Sunset at Plateau Point
From camp I looked at the sky and it didn't look too promising. My feet were sore, my back was sore. We'd already been out to Plateau Point that morning. I was happy to just fire up the stove and brew some tea and go to bed. But...what if I missed something? So I dragged my boots on and grabbed my camera and a liter of water and started walking .
It's a mile and half from Indian Garden to Plateau Point, or so the sign says. I figured it would take me maybe thirty minutes, but when I cleared the campground and the canyon opened up, I realized the sky had played a trick on me. It wasn't just good, it was you-won't-ever-forget-this good. I started running, worried I wouldn't make it in time. I started thinking about my camera settings: switch to manual focus, fix the white balance so it doesn't drift. Lock the exposure.
The rocks along the upper rim were blazing but the shadows were climbing fast. I really wanted a video from the Point, something special. Way behind schedule. I pushed hard across the Tonto Plateau. Finally reached the overlook. Glorious view, but I was most definitely not alone. Lots of people out tonight for the sunset, many of them not just taking pictures but also shrewdly firing up stoves to cook tea plus dinner amidst the spectacle.
Too many people for me, to be honest. I shot a panorama of the Inner Gorge, but in every frame I was taking pictures of other people taking pictures of me.

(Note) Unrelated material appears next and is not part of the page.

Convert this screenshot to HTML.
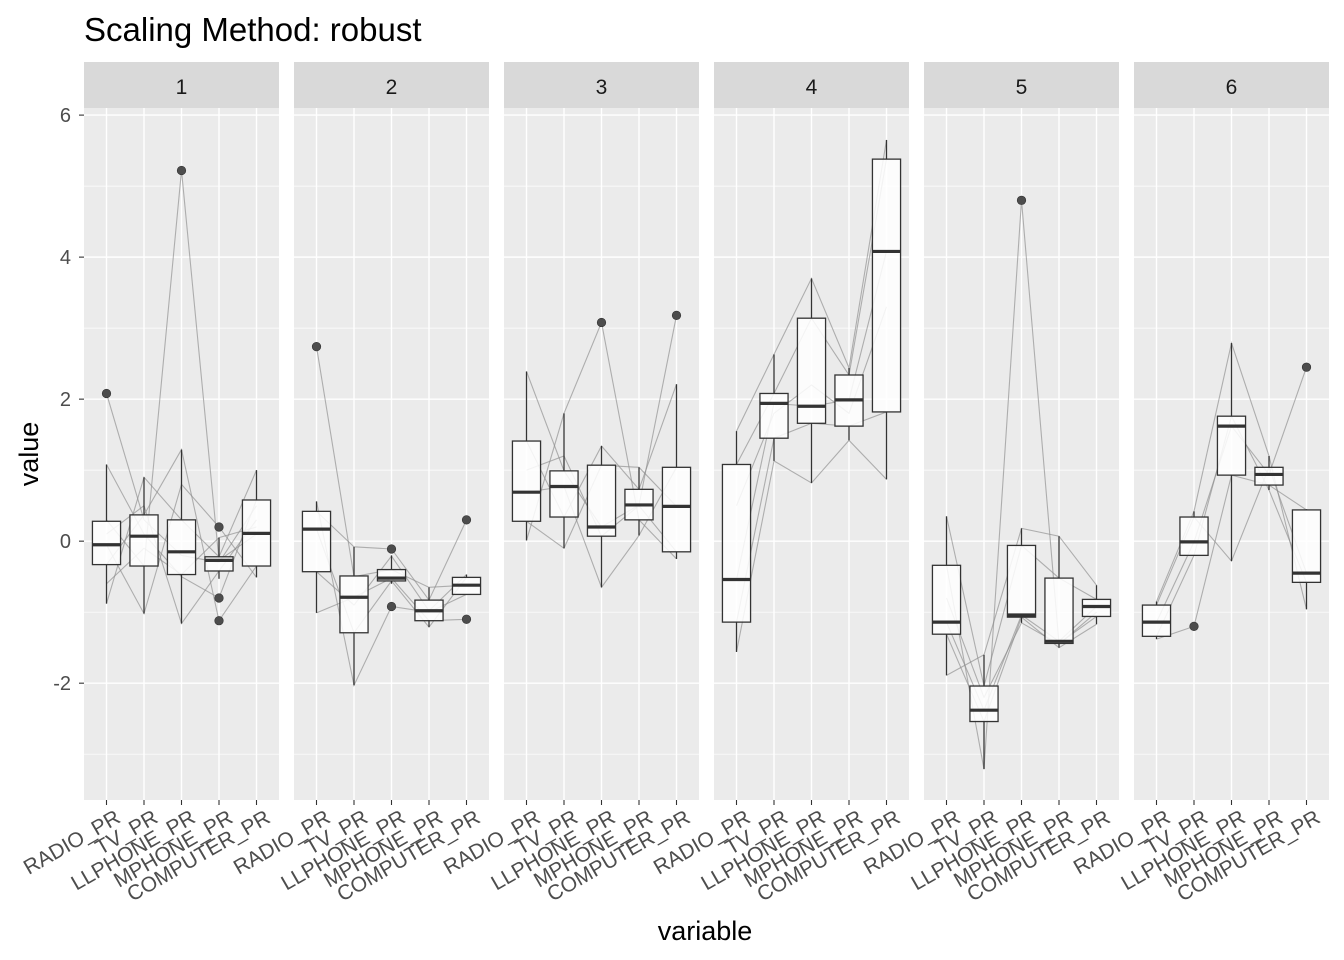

Not what I wanted. So I backed away from the edge and ran back about 100 yards, to a quiet rise where I was alone. When I turned again, the north rim was blood red, colors too vibrant to be real, indigo sky and white piercing clouds.
The sight is almost too intimidating to lift the camera. Andy don't blow it, I think.
Funny. From this perspective, you can't see the immense gaping drop of the Inner Gorge, the great ribbon of the Colorado, muddy from all the rains, all of it just a handful of steps away. It's right there, I promise. You just can't see it. When I photograph Grand Canyon I feel like a mute preacher trying to spread the word. Here! I want to shout. It's right here! But there's just no way to truly capture it.